--- begin ---

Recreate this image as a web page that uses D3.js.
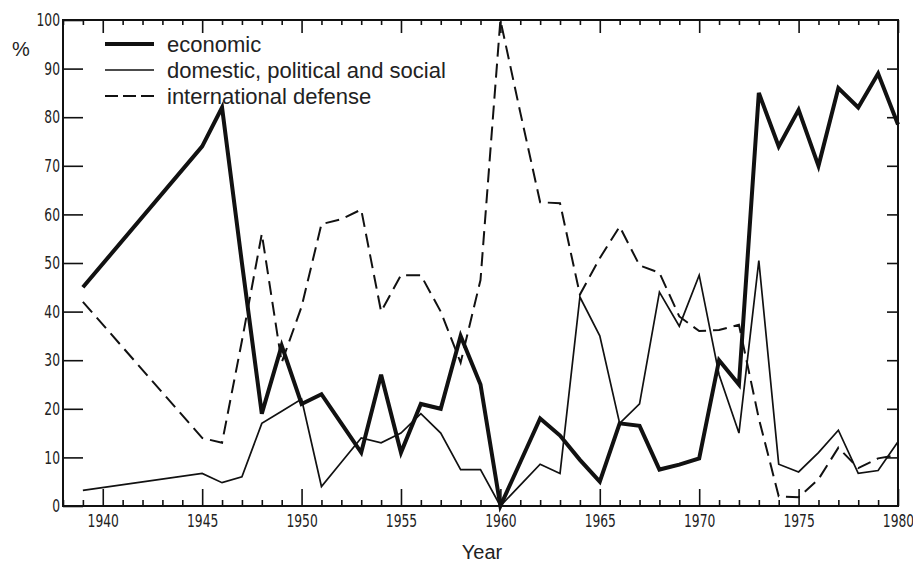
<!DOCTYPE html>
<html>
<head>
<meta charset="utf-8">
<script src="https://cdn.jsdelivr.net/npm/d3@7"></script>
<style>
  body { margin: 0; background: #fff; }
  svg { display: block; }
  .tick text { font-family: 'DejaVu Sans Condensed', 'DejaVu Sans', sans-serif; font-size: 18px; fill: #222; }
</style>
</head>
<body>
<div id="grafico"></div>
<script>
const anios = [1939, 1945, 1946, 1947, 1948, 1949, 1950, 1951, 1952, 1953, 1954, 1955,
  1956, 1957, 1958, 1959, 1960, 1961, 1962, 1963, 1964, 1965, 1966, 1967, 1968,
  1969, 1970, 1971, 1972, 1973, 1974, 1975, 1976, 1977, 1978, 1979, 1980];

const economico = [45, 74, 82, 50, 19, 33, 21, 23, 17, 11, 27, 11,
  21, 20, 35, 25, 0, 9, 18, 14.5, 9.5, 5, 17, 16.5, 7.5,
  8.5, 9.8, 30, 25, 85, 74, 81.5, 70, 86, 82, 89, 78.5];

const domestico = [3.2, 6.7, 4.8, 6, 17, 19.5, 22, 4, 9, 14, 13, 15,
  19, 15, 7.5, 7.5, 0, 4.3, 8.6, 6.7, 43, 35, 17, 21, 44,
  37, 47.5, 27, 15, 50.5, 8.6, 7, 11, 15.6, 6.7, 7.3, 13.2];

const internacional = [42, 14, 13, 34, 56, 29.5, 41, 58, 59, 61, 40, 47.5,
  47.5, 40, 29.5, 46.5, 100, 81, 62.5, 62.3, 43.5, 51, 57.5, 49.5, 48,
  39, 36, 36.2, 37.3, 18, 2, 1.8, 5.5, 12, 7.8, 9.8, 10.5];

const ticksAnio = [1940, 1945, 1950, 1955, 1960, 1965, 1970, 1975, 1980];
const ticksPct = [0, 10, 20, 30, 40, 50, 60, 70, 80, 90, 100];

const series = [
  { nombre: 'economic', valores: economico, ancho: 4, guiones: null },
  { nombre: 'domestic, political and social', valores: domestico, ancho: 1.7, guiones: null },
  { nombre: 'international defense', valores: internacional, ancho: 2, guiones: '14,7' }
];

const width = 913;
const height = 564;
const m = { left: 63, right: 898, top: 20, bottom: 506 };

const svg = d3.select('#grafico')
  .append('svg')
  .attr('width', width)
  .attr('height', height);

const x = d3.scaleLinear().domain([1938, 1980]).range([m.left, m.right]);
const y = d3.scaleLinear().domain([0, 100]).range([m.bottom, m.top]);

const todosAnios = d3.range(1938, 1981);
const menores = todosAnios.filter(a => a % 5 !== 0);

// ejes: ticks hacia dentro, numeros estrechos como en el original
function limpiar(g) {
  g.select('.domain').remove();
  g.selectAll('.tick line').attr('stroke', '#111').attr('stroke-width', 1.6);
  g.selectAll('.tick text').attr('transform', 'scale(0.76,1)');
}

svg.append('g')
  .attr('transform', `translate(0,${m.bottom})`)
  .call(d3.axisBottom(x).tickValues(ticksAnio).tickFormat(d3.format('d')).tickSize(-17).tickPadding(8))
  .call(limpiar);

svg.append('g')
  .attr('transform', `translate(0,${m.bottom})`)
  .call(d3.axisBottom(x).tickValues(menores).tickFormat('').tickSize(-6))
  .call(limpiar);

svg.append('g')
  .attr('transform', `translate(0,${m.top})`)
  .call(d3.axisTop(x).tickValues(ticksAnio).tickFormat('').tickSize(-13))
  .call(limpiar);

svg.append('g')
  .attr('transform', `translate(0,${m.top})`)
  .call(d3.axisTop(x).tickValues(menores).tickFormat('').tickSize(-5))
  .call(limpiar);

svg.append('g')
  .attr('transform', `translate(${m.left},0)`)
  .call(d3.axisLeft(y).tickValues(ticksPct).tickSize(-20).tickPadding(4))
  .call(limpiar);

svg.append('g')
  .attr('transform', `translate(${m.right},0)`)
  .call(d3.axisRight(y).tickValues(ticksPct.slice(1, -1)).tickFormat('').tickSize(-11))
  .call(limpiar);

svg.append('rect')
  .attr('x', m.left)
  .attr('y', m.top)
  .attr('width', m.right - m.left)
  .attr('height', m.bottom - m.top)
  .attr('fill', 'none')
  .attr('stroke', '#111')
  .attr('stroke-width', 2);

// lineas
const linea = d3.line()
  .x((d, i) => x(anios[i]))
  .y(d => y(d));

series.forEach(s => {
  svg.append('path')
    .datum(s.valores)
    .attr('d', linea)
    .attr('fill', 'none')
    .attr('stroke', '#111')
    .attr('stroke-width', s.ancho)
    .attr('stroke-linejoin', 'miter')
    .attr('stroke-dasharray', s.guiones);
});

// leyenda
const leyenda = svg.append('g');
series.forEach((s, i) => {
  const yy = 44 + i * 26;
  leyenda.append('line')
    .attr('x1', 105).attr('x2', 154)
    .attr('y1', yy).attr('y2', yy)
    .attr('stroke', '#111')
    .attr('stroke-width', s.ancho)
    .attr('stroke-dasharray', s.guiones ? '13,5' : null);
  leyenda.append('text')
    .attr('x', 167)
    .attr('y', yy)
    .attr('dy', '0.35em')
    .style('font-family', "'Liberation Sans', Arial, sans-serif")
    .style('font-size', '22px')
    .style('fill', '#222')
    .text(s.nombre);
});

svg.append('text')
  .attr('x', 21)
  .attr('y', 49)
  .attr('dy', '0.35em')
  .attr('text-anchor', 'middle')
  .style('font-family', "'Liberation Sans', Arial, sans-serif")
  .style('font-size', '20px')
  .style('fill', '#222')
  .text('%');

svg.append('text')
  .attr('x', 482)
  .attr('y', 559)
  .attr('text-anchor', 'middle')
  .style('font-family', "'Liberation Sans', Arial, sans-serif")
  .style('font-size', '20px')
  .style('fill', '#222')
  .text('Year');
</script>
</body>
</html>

--- end ---
--- begin ---

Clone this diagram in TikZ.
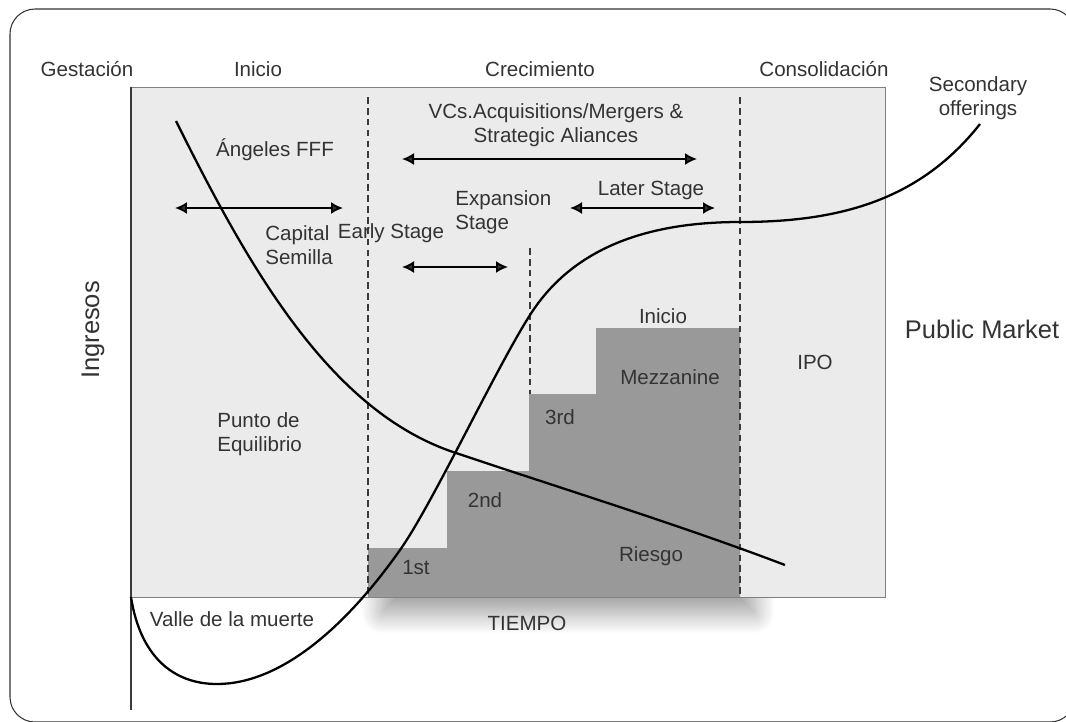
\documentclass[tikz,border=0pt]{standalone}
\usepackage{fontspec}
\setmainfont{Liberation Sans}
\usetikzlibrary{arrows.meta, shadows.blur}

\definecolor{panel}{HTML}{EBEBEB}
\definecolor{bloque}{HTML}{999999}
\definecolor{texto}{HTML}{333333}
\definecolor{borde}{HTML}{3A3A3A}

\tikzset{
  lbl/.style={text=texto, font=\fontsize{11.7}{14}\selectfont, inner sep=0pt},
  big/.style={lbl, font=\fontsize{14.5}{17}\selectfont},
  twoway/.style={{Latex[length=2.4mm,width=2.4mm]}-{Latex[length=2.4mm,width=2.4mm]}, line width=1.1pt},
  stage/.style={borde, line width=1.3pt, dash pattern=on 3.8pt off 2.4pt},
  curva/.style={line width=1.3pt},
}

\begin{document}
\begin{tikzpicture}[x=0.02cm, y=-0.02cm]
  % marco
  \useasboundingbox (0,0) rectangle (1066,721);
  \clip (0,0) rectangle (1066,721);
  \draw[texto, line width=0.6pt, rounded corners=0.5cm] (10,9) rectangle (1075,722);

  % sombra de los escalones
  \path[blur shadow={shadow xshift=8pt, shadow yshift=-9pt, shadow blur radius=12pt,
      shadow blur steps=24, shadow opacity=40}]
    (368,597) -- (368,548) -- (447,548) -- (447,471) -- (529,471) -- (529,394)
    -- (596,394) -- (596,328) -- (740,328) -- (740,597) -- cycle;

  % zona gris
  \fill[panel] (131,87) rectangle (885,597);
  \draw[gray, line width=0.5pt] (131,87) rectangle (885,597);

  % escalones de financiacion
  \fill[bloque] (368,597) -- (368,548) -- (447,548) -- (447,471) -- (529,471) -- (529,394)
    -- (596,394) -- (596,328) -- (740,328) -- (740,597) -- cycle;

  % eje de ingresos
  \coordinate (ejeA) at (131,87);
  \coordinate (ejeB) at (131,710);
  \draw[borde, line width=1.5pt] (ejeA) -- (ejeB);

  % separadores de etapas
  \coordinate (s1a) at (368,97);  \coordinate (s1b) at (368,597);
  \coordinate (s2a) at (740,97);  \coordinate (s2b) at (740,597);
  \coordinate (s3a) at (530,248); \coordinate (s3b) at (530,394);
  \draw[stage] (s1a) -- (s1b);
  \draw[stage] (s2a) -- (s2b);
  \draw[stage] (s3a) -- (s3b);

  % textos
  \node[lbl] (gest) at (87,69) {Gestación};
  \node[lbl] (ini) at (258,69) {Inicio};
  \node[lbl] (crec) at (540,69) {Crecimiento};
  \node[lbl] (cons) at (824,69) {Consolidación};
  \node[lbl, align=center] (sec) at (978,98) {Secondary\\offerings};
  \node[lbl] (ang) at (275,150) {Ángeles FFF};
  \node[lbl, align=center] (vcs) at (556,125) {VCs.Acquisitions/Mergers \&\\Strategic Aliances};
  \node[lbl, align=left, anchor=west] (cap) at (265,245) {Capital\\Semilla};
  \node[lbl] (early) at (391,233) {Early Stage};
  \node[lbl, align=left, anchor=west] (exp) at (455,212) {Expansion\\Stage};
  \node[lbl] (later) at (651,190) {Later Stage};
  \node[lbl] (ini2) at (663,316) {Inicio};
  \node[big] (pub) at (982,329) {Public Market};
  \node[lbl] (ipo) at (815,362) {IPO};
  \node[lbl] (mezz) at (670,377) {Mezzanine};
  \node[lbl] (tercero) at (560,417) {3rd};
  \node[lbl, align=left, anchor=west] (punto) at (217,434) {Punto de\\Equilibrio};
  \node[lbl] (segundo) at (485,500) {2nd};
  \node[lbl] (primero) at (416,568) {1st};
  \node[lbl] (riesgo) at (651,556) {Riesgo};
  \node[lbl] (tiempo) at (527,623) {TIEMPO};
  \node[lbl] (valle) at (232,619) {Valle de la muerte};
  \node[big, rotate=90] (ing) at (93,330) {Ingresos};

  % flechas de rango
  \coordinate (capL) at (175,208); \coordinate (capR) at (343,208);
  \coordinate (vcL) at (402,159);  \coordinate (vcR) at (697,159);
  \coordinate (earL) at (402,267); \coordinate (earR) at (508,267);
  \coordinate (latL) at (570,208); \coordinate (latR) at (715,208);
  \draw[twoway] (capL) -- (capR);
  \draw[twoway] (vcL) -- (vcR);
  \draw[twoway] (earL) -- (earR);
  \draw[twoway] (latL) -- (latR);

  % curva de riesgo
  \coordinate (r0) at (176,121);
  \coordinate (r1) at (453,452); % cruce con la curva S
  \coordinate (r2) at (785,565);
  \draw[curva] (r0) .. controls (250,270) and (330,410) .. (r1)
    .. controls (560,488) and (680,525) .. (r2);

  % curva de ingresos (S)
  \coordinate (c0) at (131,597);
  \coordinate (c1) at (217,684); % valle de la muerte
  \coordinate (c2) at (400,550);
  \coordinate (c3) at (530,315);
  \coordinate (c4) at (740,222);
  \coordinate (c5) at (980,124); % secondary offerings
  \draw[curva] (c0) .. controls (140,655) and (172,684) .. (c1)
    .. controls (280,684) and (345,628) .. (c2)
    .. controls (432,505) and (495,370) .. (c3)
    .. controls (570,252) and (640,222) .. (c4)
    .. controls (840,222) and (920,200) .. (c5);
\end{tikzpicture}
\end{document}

--- end ---
--- begin ---

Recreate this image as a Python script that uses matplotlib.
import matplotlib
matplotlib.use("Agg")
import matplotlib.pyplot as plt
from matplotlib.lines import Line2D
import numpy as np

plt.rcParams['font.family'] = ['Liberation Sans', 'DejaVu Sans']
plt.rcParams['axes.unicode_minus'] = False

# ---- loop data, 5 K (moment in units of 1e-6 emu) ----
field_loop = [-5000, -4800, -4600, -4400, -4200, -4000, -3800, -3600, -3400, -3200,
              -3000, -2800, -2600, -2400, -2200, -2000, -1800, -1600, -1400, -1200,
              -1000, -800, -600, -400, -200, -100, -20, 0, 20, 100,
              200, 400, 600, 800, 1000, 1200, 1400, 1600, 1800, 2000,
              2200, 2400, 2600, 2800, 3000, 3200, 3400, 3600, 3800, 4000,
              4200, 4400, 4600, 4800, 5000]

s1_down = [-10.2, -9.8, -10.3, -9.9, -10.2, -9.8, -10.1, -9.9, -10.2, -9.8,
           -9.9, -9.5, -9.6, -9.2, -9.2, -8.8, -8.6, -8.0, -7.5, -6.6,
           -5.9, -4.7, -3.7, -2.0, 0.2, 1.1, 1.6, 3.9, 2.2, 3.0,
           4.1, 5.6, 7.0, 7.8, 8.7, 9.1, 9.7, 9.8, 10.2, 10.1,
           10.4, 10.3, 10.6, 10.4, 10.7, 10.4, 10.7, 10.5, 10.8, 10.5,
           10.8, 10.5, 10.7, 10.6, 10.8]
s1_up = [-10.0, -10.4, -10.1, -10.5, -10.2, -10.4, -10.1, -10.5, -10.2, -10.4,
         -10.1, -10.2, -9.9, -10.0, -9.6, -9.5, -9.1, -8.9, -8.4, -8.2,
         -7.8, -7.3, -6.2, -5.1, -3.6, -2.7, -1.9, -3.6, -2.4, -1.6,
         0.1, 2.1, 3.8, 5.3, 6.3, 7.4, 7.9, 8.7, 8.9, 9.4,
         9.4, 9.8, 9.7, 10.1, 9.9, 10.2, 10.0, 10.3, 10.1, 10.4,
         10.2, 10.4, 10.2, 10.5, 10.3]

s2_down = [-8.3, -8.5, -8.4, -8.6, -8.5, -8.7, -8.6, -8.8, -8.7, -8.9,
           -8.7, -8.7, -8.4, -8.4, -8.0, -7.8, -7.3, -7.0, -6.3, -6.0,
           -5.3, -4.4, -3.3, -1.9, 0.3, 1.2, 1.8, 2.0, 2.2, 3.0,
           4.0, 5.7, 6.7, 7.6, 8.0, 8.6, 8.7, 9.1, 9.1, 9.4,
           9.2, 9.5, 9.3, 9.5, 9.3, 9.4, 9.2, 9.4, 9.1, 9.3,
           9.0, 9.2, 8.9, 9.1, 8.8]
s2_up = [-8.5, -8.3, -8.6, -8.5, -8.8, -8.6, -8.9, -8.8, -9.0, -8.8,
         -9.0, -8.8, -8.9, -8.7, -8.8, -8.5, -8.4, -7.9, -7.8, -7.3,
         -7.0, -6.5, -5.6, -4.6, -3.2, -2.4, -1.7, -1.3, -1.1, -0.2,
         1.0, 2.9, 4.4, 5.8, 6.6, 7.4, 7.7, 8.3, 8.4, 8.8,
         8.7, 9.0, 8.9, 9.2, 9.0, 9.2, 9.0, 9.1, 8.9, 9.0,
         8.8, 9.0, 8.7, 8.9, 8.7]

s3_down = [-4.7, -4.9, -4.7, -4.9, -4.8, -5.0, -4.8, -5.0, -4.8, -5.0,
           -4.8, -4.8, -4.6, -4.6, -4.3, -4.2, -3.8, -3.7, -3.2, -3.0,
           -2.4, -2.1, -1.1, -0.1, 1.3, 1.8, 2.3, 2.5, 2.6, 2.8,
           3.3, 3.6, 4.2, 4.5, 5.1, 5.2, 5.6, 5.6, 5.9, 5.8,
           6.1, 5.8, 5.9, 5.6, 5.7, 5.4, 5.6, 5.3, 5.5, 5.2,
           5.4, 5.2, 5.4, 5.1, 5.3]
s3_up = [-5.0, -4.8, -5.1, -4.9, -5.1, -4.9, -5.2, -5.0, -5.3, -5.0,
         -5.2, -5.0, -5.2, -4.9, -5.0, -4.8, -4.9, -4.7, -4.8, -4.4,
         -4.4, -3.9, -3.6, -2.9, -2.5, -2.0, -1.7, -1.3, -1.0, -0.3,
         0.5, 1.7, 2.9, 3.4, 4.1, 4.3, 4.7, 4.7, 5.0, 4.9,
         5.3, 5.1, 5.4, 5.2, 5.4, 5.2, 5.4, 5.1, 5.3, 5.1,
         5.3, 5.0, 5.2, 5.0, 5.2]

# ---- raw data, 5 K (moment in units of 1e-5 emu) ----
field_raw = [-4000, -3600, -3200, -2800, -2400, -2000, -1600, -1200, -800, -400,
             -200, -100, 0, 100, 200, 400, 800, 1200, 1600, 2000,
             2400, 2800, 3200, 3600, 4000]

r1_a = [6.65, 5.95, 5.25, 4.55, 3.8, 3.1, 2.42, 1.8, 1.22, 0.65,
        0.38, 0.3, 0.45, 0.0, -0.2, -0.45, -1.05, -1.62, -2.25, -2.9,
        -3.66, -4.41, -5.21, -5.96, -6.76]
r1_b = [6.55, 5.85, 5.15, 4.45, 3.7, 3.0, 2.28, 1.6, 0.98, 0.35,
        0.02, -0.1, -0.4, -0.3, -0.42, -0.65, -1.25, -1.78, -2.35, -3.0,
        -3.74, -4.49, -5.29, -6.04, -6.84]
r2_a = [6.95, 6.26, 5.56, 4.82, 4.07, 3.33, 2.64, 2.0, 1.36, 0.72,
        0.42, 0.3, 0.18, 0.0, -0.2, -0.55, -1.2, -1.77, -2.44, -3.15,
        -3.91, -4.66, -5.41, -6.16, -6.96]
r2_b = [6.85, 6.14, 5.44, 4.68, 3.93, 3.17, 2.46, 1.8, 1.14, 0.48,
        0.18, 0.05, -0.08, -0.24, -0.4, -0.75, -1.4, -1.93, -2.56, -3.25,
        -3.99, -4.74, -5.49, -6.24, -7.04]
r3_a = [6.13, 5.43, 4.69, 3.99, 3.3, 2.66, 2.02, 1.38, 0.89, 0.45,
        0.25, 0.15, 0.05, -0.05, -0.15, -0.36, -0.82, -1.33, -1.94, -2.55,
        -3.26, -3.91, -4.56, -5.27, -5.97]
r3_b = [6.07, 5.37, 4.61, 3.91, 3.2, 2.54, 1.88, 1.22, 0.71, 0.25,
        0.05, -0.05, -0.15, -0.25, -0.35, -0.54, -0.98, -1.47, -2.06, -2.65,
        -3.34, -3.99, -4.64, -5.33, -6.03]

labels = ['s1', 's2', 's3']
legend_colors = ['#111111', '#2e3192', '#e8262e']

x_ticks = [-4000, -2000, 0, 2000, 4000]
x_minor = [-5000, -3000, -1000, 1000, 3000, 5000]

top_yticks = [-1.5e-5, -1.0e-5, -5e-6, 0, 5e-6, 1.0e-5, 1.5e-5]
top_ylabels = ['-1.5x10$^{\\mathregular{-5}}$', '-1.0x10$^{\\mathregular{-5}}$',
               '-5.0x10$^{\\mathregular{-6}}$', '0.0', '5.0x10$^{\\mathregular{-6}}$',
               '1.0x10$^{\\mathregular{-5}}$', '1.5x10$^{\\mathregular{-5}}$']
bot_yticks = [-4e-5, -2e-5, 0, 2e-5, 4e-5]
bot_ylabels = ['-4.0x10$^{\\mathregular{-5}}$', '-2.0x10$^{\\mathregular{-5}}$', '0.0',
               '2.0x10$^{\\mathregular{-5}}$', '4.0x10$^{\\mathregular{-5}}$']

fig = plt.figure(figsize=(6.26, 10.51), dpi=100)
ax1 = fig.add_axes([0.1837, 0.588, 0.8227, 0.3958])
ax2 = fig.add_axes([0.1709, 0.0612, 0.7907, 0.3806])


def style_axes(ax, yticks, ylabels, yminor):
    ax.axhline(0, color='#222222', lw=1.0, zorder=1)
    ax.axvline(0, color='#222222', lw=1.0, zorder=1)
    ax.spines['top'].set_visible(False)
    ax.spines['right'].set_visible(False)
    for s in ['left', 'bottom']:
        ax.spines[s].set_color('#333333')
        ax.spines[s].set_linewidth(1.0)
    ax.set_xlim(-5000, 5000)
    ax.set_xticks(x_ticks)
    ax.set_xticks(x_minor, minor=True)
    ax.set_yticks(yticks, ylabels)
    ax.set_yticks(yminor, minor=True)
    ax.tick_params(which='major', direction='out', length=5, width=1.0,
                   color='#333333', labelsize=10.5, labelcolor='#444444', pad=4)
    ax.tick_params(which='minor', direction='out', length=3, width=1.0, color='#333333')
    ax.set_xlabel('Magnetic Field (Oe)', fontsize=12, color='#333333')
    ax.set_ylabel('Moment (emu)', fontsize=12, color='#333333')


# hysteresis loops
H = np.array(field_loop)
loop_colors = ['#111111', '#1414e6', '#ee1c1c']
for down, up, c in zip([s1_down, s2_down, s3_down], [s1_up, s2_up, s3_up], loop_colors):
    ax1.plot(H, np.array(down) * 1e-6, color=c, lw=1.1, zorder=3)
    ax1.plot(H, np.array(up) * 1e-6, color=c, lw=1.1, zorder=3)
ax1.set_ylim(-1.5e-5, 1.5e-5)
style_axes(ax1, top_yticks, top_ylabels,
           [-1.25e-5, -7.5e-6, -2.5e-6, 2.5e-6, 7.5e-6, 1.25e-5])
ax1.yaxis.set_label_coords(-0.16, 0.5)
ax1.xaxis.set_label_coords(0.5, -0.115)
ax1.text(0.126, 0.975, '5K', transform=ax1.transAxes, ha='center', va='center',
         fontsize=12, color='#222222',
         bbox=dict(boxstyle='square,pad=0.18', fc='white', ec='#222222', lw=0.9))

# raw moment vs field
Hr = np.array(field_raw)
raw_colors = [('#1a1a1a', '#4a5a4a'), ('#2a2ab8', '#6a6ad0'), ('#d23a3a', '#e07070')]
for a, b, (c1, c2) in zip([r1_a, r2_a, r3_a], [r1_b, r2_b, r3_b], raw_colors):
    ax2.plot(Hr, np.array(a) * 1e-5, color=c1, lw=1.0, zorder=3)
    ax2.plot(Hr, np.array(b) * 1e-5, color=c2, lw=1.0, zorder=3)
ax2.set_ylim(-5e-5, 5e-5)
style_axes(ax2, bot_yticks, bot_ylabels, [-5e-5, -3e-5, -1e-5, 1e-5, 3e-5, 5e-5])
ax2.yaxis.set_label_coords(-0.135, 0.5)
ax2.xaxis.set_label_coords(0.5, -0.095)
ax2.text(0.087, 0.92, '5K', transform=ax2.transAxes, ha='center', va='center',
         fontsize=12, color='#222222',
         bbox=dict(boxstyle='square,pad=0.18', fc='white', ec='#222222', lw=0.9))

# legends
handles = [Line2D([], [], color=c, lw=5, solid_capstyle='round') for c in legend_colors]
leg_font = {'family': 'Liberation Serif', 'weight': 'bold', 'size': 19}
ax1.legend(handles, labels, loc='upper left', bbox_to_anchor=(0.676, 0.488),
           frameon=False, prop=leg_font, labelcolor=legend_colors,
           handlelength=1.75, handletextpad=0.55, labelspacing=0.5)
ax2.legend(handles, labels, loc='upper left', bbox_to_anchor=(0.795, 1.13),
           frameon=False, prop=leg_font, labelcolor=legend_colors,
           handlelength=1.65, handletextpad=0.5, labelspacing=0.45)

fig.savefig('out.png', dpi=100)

--- end ---

Written task
Filter the records above for lines containing the word "that", and copy those lines.

Solution for this problem
Recreate this image as a web page that uses D3.js.
Recreate this image as a Python script that uses matplotlib.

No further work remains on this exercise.